Wednesday, March 23, 2005

why we christians do what we do...

Shelley asked in a comment below why people in churches sometimes act out toward each other, the one place you would think that people might treat each other with more respect or courtesy. I've been thinking about that question, too, and would like to hear anybody else's thoughts on this. I've been fortunate to have worshipped in parishes where civil wars have not taken place, but I have witnessed some pretty tough situations in my own parish. It could be possible that recently many Episcopal parishes have felt an increase in strained interactions, but I have no hard evidence of that.

That reminds me of a documentary on PBS recently, The Congregation, about the First United Methodist Church of Germantown, Pennsylvania, a very liberal congregation near Philadelphia that had a very popular, charismatic minister for several years who particularly emphasized social justice issues. The documentary was about, among other things, the new minister Fred Day who replaced the long-term pastor, and how the congregation reacted to Day in his first year or so at the parish.

Day's theology was similar to the congregation -- at least from what one could observe from the film -- but his style or tone was completely different than the previous fellow, and was more traditional. And for one year, we see a congregation fretting over process in order to address the anger and concern of a portion of the congregation who did not like the new minister.

Outside of these process meetings, we rarely actually see or hear direct criticisms. But there is one scene where a man stands up in a church meeting and he says really hard and rude things about the minister, about his style and about his leadership. I suppose the fellow thought he was empowered to speak the "truth." Or perhaps he was just tired and angry and thought it had to be said. Maybe he has that particular disorder that folk attribute to the president of Harvard and so he just blurted out what he thought, not realizing that it also included what seemed to me to be "below the belt" arguments, descriptions, tones. The minister listens to the attack as if the guy was talking about someone else. He tried to keep a distance about it.

A few times in the film, lay folk tell the minister that they don't now how he could take such attacks and they apologize. Sadly, the Rev. Day eventually left, deciding that he could not continue to receive repeated personal attacks. Fortunately for him, the Methodist system is set-up better than most Christian churches to react to placements of ministers. I hope they gave him an assignment at a parish that was less hostile. The real loss was to the congregation. The minister was the target, but one can't help but think that it will be harder for those folk to live together and work together and worship together after a long state of war.

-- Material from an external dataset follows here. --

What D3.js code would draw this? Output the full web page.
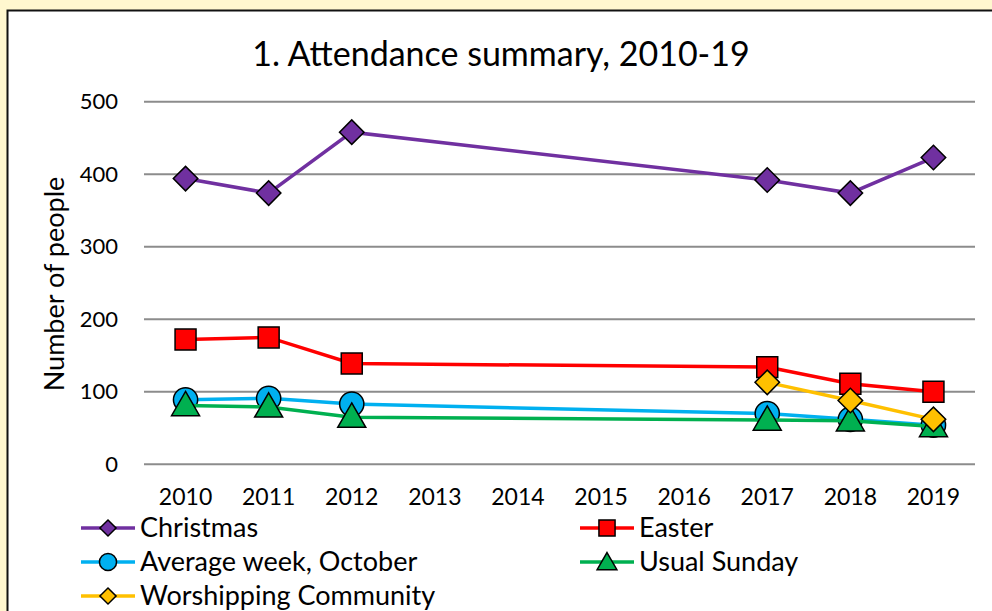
<!DOCTYPE html>
<html>
<head>
<meta charset="utf-8">
<script src="https://cdn.jsdelivr.net/npm/d3@7"></script>
<style>
  body { margin: 0; background: #FFF7CF; }
  svg { display: block; font-family: Lato, "DejaVu Sans", sans-serif; }
</style>
</head>
<body>
<svg width="992" height="611"></svg>
<script>
"use strict"

// категории по оси X
const years = ["2010", "2011", "2012", "2013", "2014", "2015", "2016", "2017", "2018", "2019"]
const yTicks = [0, 100, 200, 300, 400, 500]

// значения рядов (null - нет данных)
const christmas   = [394, 374, 458, null, null, null, null, 392, 374, 423]
const easter      = [172, 175, 139, null, null, null, null, 134, 111, 100]
const avgWeek     = [89, 91, 83, null, null, null, null, 70, 62, 54]
const usualSunday = [81, 79, 65, null, null, null, null, 61, 60, 52]
const worshipping = [null, null, null, null, null, null, null, 113, 88, 62]

const seriesNames = ["Christmas", "Easter", "Average week, October", "Usual Sunday", "Worshipping Community"]
const seriesValues = [christmas, easter, avgWeek, usualSunday, worshipping]
const seriesColors = ["#7030A0", "#FF0000", "#00B0F0", "#00B050", "#FFC000"]
const seriesShapes = ["diamond", "square", "circle", "triangle", "diamond"]

const svg = d3.select("svg")

// рамка графика
svg.append("rect")
    .attr("x", 7.5).attr("y", 10.5)
    .attr("width", 1000).attr("height", 620)
    .style("fill", "white").style("stroke", "#111").style("stroke-width", 2)

const area = { left: 144, right: 975, top: 101.7, bottom: 464.3 }

const scaleX = d3.scaleBand().domain(years).range([area.left, area.right])
const scaleY = d3.scaleLinear().domain([0, 500]).range([area.bottom, area.top])

// заголовок
svg.append("text")
    .attr("x", 501).attr("y", 66)
    .attr("text-anchor", "middle")
    .style("font-size", "34px")
    .text("1. Attendance summary, 2010-19")

// сетка
svg.append("g").selectAll("line")
    .data(yTicks)
    .enter().append("line")
    .attr("x1", area.left).attr("x2", area.right)
    .attr("y1", d => scaleY(d)).attr("y2", d => scaleY(d))
    .style("stroke", "#8c8c8c").style("stroke-width", 2)

// ось Y
const axisY = d3.axisLeft(scaleY).tickValues(yTicks).tickSize(0).tickPadding(26)
const gy = svg.append("g").attr("transform", `translate(${area.left}, 0)`).call(axisY)
gy.select(".domain").remove()
gy.selectAll("text").style("font-size", "22px").style("fill", "#000").style("font-family", "Lato")

// ось X
const axisX = d3.axisBottom(scaleX).tickSize(0).tickPadding(24)
const gx = svg.append("g").attr("transform", `translate(0, ${area.bottom})`).call(axisX)
gx.select(".domain").remove()
gx.selectAll("text").style("font-size", "23px").style("fill", "#000").style("font-family", "Lato")

// подпись оси Y
svg.append("text")
    .attr("transform", "translate(64, 284) rotate(-90)")
    .attr("text-anchor", "middle")
    .style("font-size", "27px")
    .text("Number of people")

function markerPath(shape, size) {
    const s = {
        diamond: d3.symbolSquare, square: d3.symbolSquare,
        circle: d3.symbolCircle, triangle: d3.symbolTriangle
    }[shape]
    return d3.symbol().type(s).size(size)()
}
const markerSize = { diamond: 300, square: 440, circle: 460, triangle: 340 }
const legendSize = { diamond: 130, square: 260, circle: 230, triangle: 170 }

function markerTransform(shape, x, y) {
    let t = `translate(${x}, ${y})`
    if (shape == "diamond") t += " rotate(45)"
    if (shape == "triangle") t += " translate(0, 2)"
    return t
}

// линии и маркеры
seriesValues.forEach((vals, i) => {
    const pts = years.map((y, j) => ({ year: y, value: vals[j] })).filter(d => d.value != null)
    const line = d3.line()
        .x(d => scaleX(d.year) + scaleX.bandwidth() / 2)
        .y(d => scaleY(d.value))
    svg.append("path")
        .datum(pts)
        .attr("d", line)
        .style("fill", "none")
        .style("stroke", seriesColors[i])
        .style("stroke-width", 3.5)
    const shape = seriesShapes[i]
    svg.append("g").selectAll("path")
        .data(pts)
        .enter().append("path")
        .attr("d", markerPath(shape, markerSize[shape]))
        .attr("transform", d => markerTransform(shape, scaleX(d.year) + scaleX.bandwidth() / 2, scaleY(d.value)))
        .style("fill", seriesColors[i])
        .style("stroke", "#000")
        .style("stroke-width", 1.5)
})

// легенда
const legendX = [81, 580]
const legendY = [528, 562, 596]
const legend = svg.append("g").selectAll("g")
    .data(seriesNames)
    .enter().append("g")
    .attr("transform", (d, i) => `translate(${legendX[i % 2]}, ${legendY[Math.floor(i / 2)]})`)

legend.append("line")
    .attr("x1", 0).attr("x2", 54).attr("y1", 0).attr("y2", 0)
    .style("stroke", (d, i) => seriesColors[i])
    .style("stroke-width", 3.5)

legend.append("path")
    .attr("d", (d, i) => markerPath(seriesShapes[i], legendSize[seriesShapes[i]]))
    .attr("transform", (d, i) => markerTransform(seriesShapes[i], 27, 0))
    .style("fill", (d, i) => seriesColors[i])
    .style("stroke", "#000")
    .style("stroke-width", 1.5)

legend.append("text")
    .attr("x", 59).attr("y", 0).attr("dy", "0.35em")
    .style("font-size", "27px")
    .text(d => d)
</script>
</body>
</html>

Churches are made up people that are good, bad, flawed, frail, all over the map. Our human condition doesn't stop when we enter a church. Our humanity doesn't justify acting out in bad behavior. But one doesn't have to read much of the Old Testament, for example, to come across thrilling, interesting, human and flawed characters.

Many people are quite passionate about their local parish. Their lives are invested in it -- they have spent time and effort being apart of it. Divisive issues could be related to church personnel, to other parishioners, or it could be theological (such as the debate ongoing among Anglicans about homosexuality, gay bishops and same sex blessings of unions). Some folk see their parish church as a life-long club, and the longer one is a part of it, the more entitled that person is to make decisions. Sometimes a favorite priest or pastor develops a devoted following, or inversely, develops a group of people who don't like him or her. Churches are messy places. We forget that many of the epistles or letters in the New Testament were written to local churches and in part were responding to local problems, debates, issues.

3 comments:

Shelley said...

Thanks for the response on the comment and question, Don.

I haven't been in church for many years, but I've never forgotten when the one I belonged to back in Washington ran the minister out of town because he had an affair, which he later admitted to and begged for forgiveness. Evidentally his wife and God were willing, but not the church.

And he helped build that church with his own hands, too.

Dymphna said...

Years ago, when I was studying Scholastic theology at an Oblate seminary, I realized something: where two or three are gathered in His Name, at least two are vying for power.

Because this is clothed in ecclesiastical language, it is easier to disguise what is frequently an immature, dependent personality who first makes a god out of the minister and then makes him a devil. Projection.

Dymphna said...

Years ago, when I was studying Scholastic theology at an Oblate seminary, I realized something: where two or three are gathered in His Name, at least two are vying for power.

Because this is clothed in ecclesiastical language, it is easier to disguise what is frequently an immature, dependent personality who first makes a god out of the minister and then makes him a devil. Projection.